What needs to be done -
Skip all pictures, then print the remaining material exactly.

>>>

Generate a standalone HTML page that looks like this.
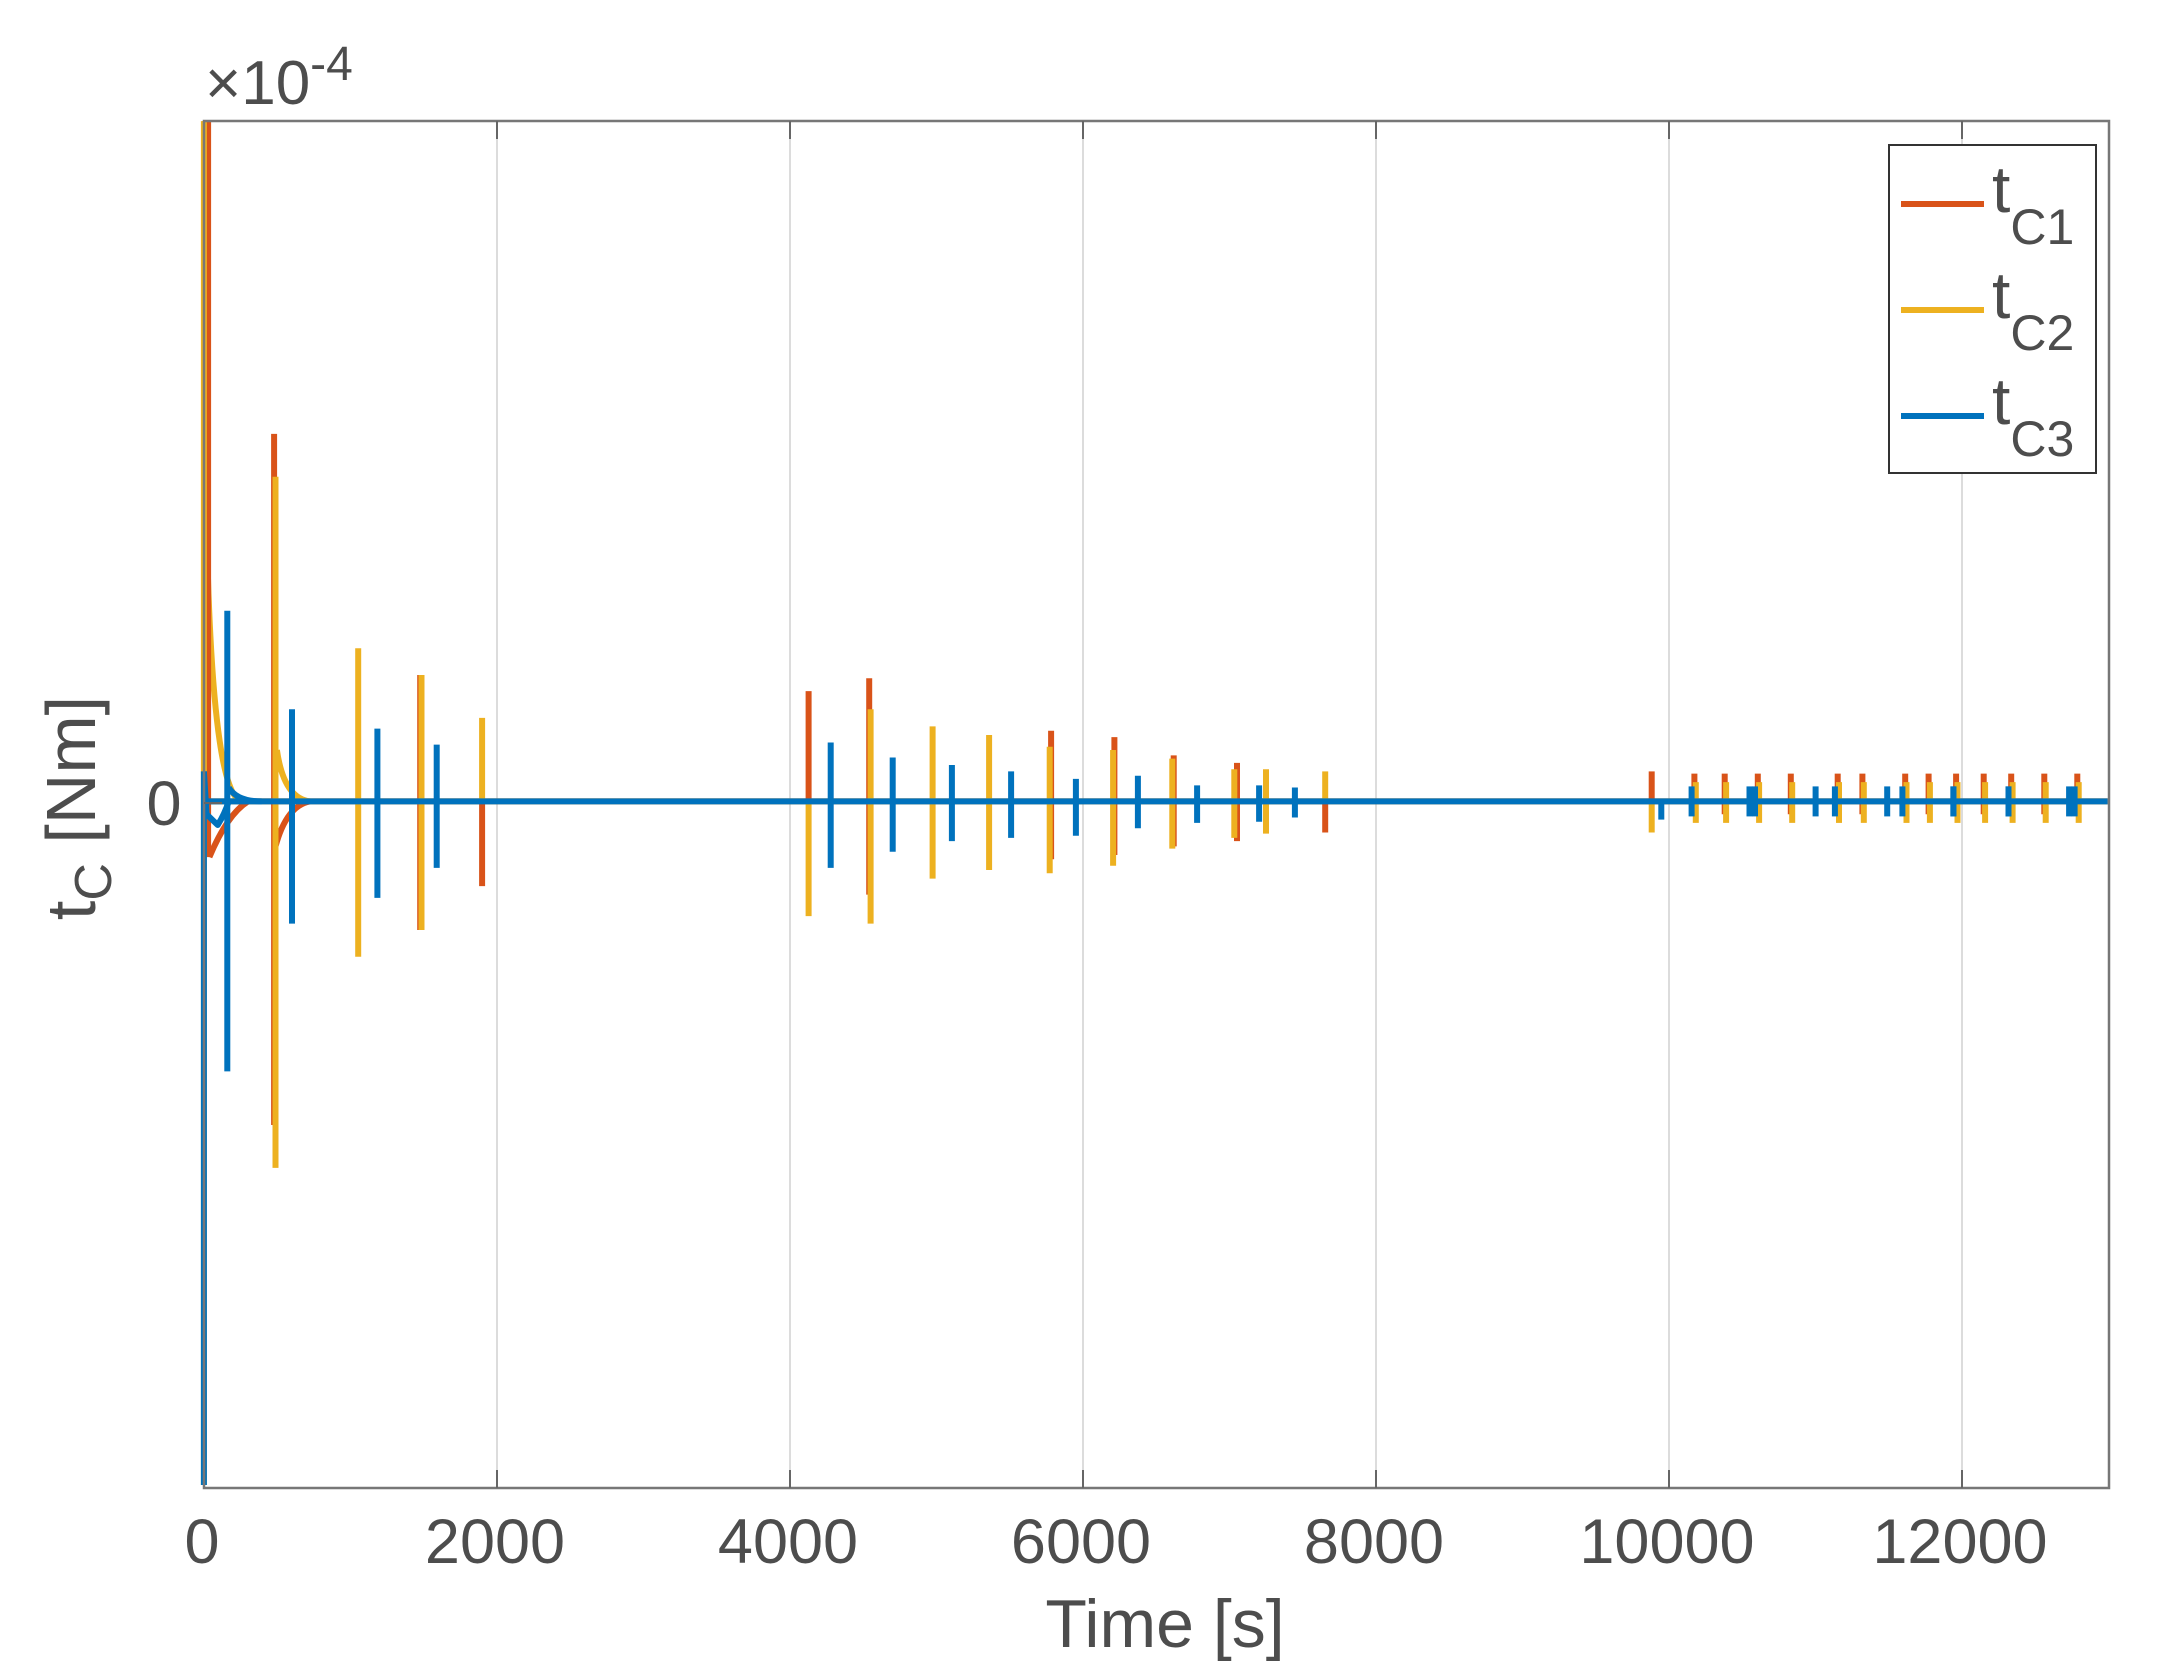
<!DOCTYPE html>
<html><head><meta charset="utf-8"><style>
html,body{margin:0;padding:0;background:#fff;}
svg{display:block;font-family:"Liberation Sans",sans-serif;}
</style></head><body>
<svg id="s" width="2160" height="1680" viewBox="0 0 2160 1680">
<rect width="2160" height="1680" fill="#fff"/>
<g stroke="#dcdcdc" stroke-width="2">
<line x1="497" y1="121" x2="497" y2="1488"/>
<line x1="790" y1="121" x2="790" y2="1488"/>
<line x1="1083" y1="121" x2="1083" y2="1488"/>
<line x1="1376" y1="121" x2="1376" y2="1488"/>
<line x1="1669" y1="121" x2="1669" y2="1488"/>
<line x1="1962" y1="121" x2="1962" y2="1488"/>
</g>
<g id="data" fill="none" stroke-linejoin="round"></g>
<rect x="204" y="121" width="1905" height="1367" fill="none" stroke="#777" stroke-width="2.5"/>
<g stroke="#666" stroke-width="2">
<line x1="497" y1="1488" x2="497" y2="1470"/><line x1="790" y1="1488" x2="790" y2="1470"/><line x1="1083" y1="1488" x2="1083" y2="1470"/><line x1="1376" y1="1488" x2="1376" y2="1470"/><line x1="1669" y1="1488" x2="1669" y2="1470"/><line x1="1962" y1="1488" x2="1962" y2="1470"/>
<line x1="497" y1="121" x2="497" y2="139"/><line x1="790" y1="121" x2="790" y2="139"/><line x1="1083" y1="121" x2="1083" y2="139"/><line x1="1376" y1="121" x2="1376" y2="139"/><line x1="1669" y1="121" x2="1669" y2="139"/><line x1="1962" y1="121" x2="1962" y2="139"/>
<line x1="204" y1="803" x2="222" y2="803"/>
</g>
<g fill="#4d4d4d" font-size="63" text-anchor="middle">
<text x="202" y="1563">0</text><text x="495" y="1563">2000</text><text x="788" y="1563">4000</text><text x="1081" y="1563">6000</text><text x="1374" y="1563">8000</text><text x="1667" y="1563">10000</text><text x="1960" y="1563">12000</text>
<text x="164" y="825">0</text>
<text x="1165" y="1647" font-size="68">Time [s]</text>
</g>
<text transform="translate(95,808) rotate(-90)" fill="#4d4d4d" font-size="70" text-anchor="middle">t<tspan font-size="52" dy="16">C</tspan><tspan dy="-16"> [Nm]</tspan></text>
<text x="205" y="104" fill="#4d4d4d" font-size="62">×10<tspan font-size="48" dy="-24">-4</tspan></text>
<rect x="1889" y="145" width="207" height="328" fill="#fff" stroke="#333" stroke-width="2"/>
<g stroke-width="6">
<line x1="1901" y1="204" x2="1984" y2="204" stroke="#D95319"/>
<line x1="1901" y1="310" x2="1984" y2="310" stroke="#EDB120"/>
<line x1="1901" y1="416" x2="1984" y2="416" stroke="#0072BD"/>
</g>
<g fill="#4d4d4d" font-size="66">
<text x="1992" y="212">t<tspan font-size="50" dy="32">C1</tspan></text>
<text x="1992" y="318">t<tspan font-size="50" dy="32">C2</tspan></text>
<text x="1992" y="424">t<tspan font-size="50" dy="32">C3</tspan></text>
</g>
</svg>
<script>
(function(){
var sx=2160/1568, sy=1680/1568;
var R="#D95319",Y="#EDB120",B="#0072BD";
var Z=748;
var sp=[
[150,113,800,R],[148,113,1386,Y],[165,570,1000,B],
[199,405,1050,R],[200,445,1090,Y],[212,662,862,B],
[260,605,893,Y],[274,680,838,B],[305,630,868,R],[306,630,868,Y],[317,695,810,B],
[350,670,748,Y],[350,748,827,R],
[587,645,748,R],[587,748,855,Y],[603,693,810,B],[631,633,835,R],[632,662,862,Y],[648,707,795,B],
[677,678,820,Y],[691,714,785,B],[718,686,812,Y],[734,720,782,B],[763,682,802,R],[762,697,815,Y],
[781,727,780,B],[809,688,798,R],[808,700,808,Y],[826,724,773,B],[852,705,790,R],[851,708,792,Y],
[869,733,768,B],[898,712,785,R],[896,718,782,Y],[914,733,767,B],[919,718,778,Y],[940,735,763,B],
[962,720,748,Y],[962,748,777,R],
[1199,720,748,R],[1199,748,777,Y],[1206,748,765,B]];
var xs=[1230,1252,1276,1300,1334,1352,1383,1400,1420,1440,1460,1484,1508];
xs.forEach(function(x,i){sp.push([x,722,760,R]);sp.push([x+1,730,768,Y]);sp.push([x-2+((i%2)*20),734,762,B]);});
var g=document.getElementById('data');
var ns="http://www.w3.org/2000/svg";
function add(d,c,w){var p=document.createElementNS(ns,'path');p.setAttribute('d',d);p.setAttribute('stroke',c);p.setAttribute('stroke-width',w||6);g.appendChild(p);}
function P(x,y){return (x*sx).toFixed(1)+","+(y*sy).toFixed(1);}
add("M"+P(146,Z)+"L"+P(1530,Z),R);
add("M"+P(146,Z)+"L"+P(1530,Z),Y);
add("M"+P(151,540)+"Q"+P(156,740)+" "+P(175,748),Y);
add("M"+P(152,800)+"Q"+P(165,760)+" "+P(180,748),R);
add("M"+P(201,700)+"Q"+P(206,745)+" "+P(225,748),Y);
add("M"+P(200,790)+"Q"+P(208,752)+" "+P(225,748),R);
var cols={};cols[R]=[];cols[Y]=[];cols[B]=[];
sp.forEach(function(s){cols[s[3]].push(s);});
[R,Y].forEach(function(c){cols[c].forEach(function(s){add("M"+P(s[0],s[1])+"L"+P(s[0],s[2]),c,s[0]==150?9:6);});});
add("M"+P(146,Z)+"L"+P(1530,Z),B);
add("M"+P(148,720)+"L"+P(150,760)+"L"+P(158,770)+"Q"+P(163,760)+" "+P(166,748),B);
add("M"+P(166,735)+"Q"+P(172,748)+" "+P(190,748),B);
cols[B].forEach(function(s){add("M"+P(s[0],s[1])+"L"+P(s[0],s[2]),B);});
add("M"+P(148,720)+"L"+P(148,1386),B);
})();
</script>
</body></html>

<<<

Final result -
Generate a standalone HTML page that looks like this.
<!DOCTYPE html>
<html><head><meta charset="utf-8"><style>
html,body{margin:0;padding:0;background:#fff;}
svg{display:block;font-family:"Liberation Sans",sans-serif;}
</style></head><body>
<svg id="s" width="2160" height="1680" viewBox="0 0 2160 1680">
<rect width="2160" height="1680" fill="#fff"/>
<g stroke="#dcdcdc" stroke-width="2">
<line x1="497" y1="121" x2="497" y2="1488"/>
<line x1="790" y1="121" x2="790" y2="1488"/>
<line x1="1083" y1="121" x2="1083" y2="1488"/>
<line x1="1376" y1="121" x2="1376" y2="1488"/>
<line x1="1669" y1="121" x2="1669" y2="1488"/>
<line x1="1962" y1="121" x2="1962" y2="1488"/>
</g>
<g id="data" fill="none" stroke-linejoin="round"></g>
<rect x="204" y="121" width="1905" height="1367" fill="none" stroke="#777" stroke-width="2.5"/>
<g stroke="#666" stroke-width="2">
<line x1="497" y1="1488" x2="497" y2="1470"/><line x1="790" y1="1488" x2="790" y2="1470"/><line x1="1083" y1="1488" x2="1083" y2="1470"/><line x1="1376" y1="1488" x2="1376" y2="1470"/><line x1="1669" y1="1488" x2="1669" y2="1470"/><line x1="1962" y1="1488" x2="1962" y2="1470"/>
<line x1="497" y1="121" x2="497" y2="139"/><line x1="790" y1="121" x2="790" y2="139"/><line x1="1083" y1="121" x2="1083" y2="139"/><line x1="1376" y1="121" x2="1376" y2="139"/><line x1="1669" y1="121" x2="1669" y2="139"/><line x1="1962" y1="121" x2="1962" y2="139"/>
<line x1="204" y1="803" x2="222" y2="803"/>
</g>
<g fill="#4d4d4d" font-size="63" text-anchor="middle">
<text x="202" y="1563">0</text><text x="495" y="1563">2000</text><text x="788" y="1563">4000</text><text x="1081" y="1563">6000</text><text x="1374" y="1563">8000</text><text x="1667" y="1563">10000</text><text x="1960" y="1563">12000</text>
<text x="164" y="825">0</text>
<text x="1165" y="1647" font-size="68">Time [s]</text>
</g>
<text transform="translate(95,808) rotate(-90)" fill="#4d4d4d" font-size="70" text-anchor="middle">t<tspan font-size="52" dy="16">C</tspan><tspan dy="-16"> [Nm]</tspan></text>
<text x="205" y="104" fill="#4d4d4d" font-size="62">×10<tspan font-size="48" dy="-24">-4</tspan></text>
<rect x="1889" y="145" width="207" height="328" fill="#fff" stroke="#333" stroke-width="2"/>
<g stroke-width="6">
<line x1="1901" y1="204" x2="1984" y2="204" stroke="#D95319"/>
<line x1="1901" y1="310" x2="1984" y2="310" stroke="#EDB120"/>
<line x1="1901" y1="416" x2="1984" y2="416" stroke="#0072BD"/>
</g>
<g fill="#4d4d4d" font-size="66">
<text x="1992" y="212">t<tspan font-size="50" dy="32">C1</tspan></text>
<text x="1992" y="318">t<tspan font-size="50" dy="32">C2</tspan></text>
<text x="1992" y="424">t<tspan font-size="50" dy="32">C3</tspan></text>
</g>
</svg>
<script>
(function(){
var sx=2160/1568, sy=1680/1568;
var R="#D95319",Y="#EDB120",B="#0072BD";
var Z=748;
var sp=[
[150,113,800,R],[148,113,1386,Y],[165,570,1000,B],
[199,405,1050,R],[200,445,1090,Y],[212,662,862,B],
[260,605,893,Y],[274,680,838,B],[305,630,868,R],[306,630,868,Y],[317,695,810,B],
[350,670,748,Y],[350,748,827,R],
[587,645,748,R],[587,748,855,Y],[603,693,810,B],[631,633,835,R],[632,662,862,Y],[648,707,795,B],
[677,678,820,Y],[691,714,785,B],[718,686,812,Y],[734,720,782,B],[763,682,802,R],[762,697,815,Y],
[781,727,780,B],[809,688,798,R],[808,700,808,Y],[826,724,773,B],[852,705,790,R],[851,708,792,Y],
[869,733,768,B],[898,712,785,R],[896,718,782,Y],[914,733,767,B],[919,718,778,Y],[940,735,763,B],
[962,720,748,Y],[962,748,777,R],
[1199,720,748,R],[1199,748,777,Y],[1206,748,765,B]];
var xs=[1230,1252,1276,1300,1334,1352,1383,1400,1420,1440,1460,1484,1508];
xs.forEach(function(x,i){sp.push([x,722,760,R]);sp.push([x+1,730,768,Y]);sp.push([x-2+((i%2)*20),734,762,B]);});
var g=document.getElementById('data');
var ns="http://www.w3.org/2000/svg";
function add(d,c,w){var p=document.createElementNS(ns,'path');p.setAttribute('d',d);p.setAttribute('stroke',c);p.setAttribute('stroke-width',w||6);g.appendChild(p);}
function P(x,y){return (x*sx).toFixed(1)+","+(y*sy).toFixed(1);}
add("M"+P(146,Z)+"L"+P(1530,Z),R);
add("M"+P(146,Z)+"L"+P(1530,Z),Y);
add("M"+P(151,540)+"Q"+P(156,740)+" "+P(175,748),Y);
add("M"+P(152,800)+"Q"+P(165,760)+" "+P(180,748),R);
add("M"+P(201,700)+"Q"+P(206,745)+" "+P(225,748),Y);
add("M"+P(200,790)+"Q"+P(208,752)+" "+P(225,748),R);
var cols={};cols[R]=[];cols[Y]=[];cols[B]=[];
sp.forEach(function(s){cols[s[3]].push(s);});
[R,Y].forEach(function(c){cols[c].forEach(function(s){add("M"+P(s[0],s[1])+"L"+P(s[0],s[2]),c,s[0]==150?9:6);});});
add("M"+P(146,Z)+"L"+P(1530,Z),B);
add("M"+P(148,720)+"L"+P(150,760)+"L"+P(158,770)+"Q"+P(163,760)+" "+P(166,748),B);
add("M"+P(166,735)+"Q"+P(172,748)+" "+P(190,748),B);
cols[B].forEach(function(s){add("M"+P(s[0],s[1])+"L"+P(s[0],s[2]),B);});
add("M"+P(148,720)+"L"+P(148,1386),B);
})();
</script>
</body></html>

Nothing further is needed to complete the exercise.